USAT and WTC rules require a certain gap between bikes because riding within the slipstream of the next cyclist unfairly reduces the output required to maintain a given speed. But some athletes just throw all caution to the wind and partake anyway--gaining an unfair advantage over his or her competitors.
Athletes caught lingering in this zone are subject to penalty--even disqualification--in an attempt to keep a level playing field for all participants. As clearly stated in the USA Triathlon rule manual: "A participant is not permitted to position his bicycle in the proximity of another moving vehicle so as to benefit from reduced air resistance."
However, there is an opportunity to cut time on the bike split and lower energy output by taking advantage of the time allowed in the draft zone when passing a fellow competitor.
The following are excerpts from USA Triathlon's rules regarding cycling position fouls:
"While on the cycling course, no participant shall permit his drafting zone to intersect with or remain intersected with the drafting zone of a leading cyclist."
"The term 'drafting zone' shall refer to a rectangular area ten (10) meters long..."
"Exceptions- A participant may enter the drafting zone without penalty only under the following conditions: (1) When entering the drafting zone from the rear, closing the gap, and overtaking all within no more than 15 seconds."

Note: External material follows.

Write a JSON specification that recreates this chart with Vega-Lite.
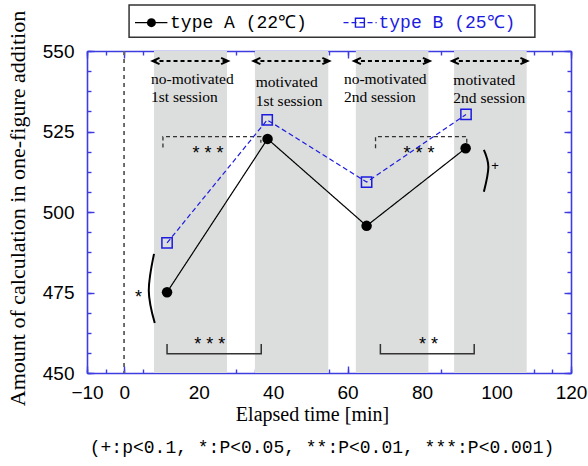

WTC's age-grouper rules for IRONMAN-branded races have recently changed to follow USAT protocol. The draft zone is defined as 10 meters and allows 20 seconds to complete a pass.
While the rules do not allow a cyclist to linger within the draft zone, they do allow a cyclist to be in the draft zone for the specified period of time needed to overtake another cyclist. Time spent within this draft zone will allow the passing cyclist to continue at their current rate of speed at a lower power output or maintain a higher speed for the same output level, resulting in a faster bike split produced by a lower effort.
Basically, the more cyclists a triathlete overtakes, the more opportunity they have to spend within this legally provided draft zone.
When taking advantage of this opportunity, be aware of the time spent in the drafting zone and be vocal with the cyclists you overtake. Respect the space both to the rear and side when approaching and passing.
Once the front wheels are even, the pass is considered complete, and the responsibility then falls on the overtaken cyclist to re-establish the proper spacing.
In races where seconds are significant and every ounce of energy is crucial, drafting can be an effective (and legal) race day strategy.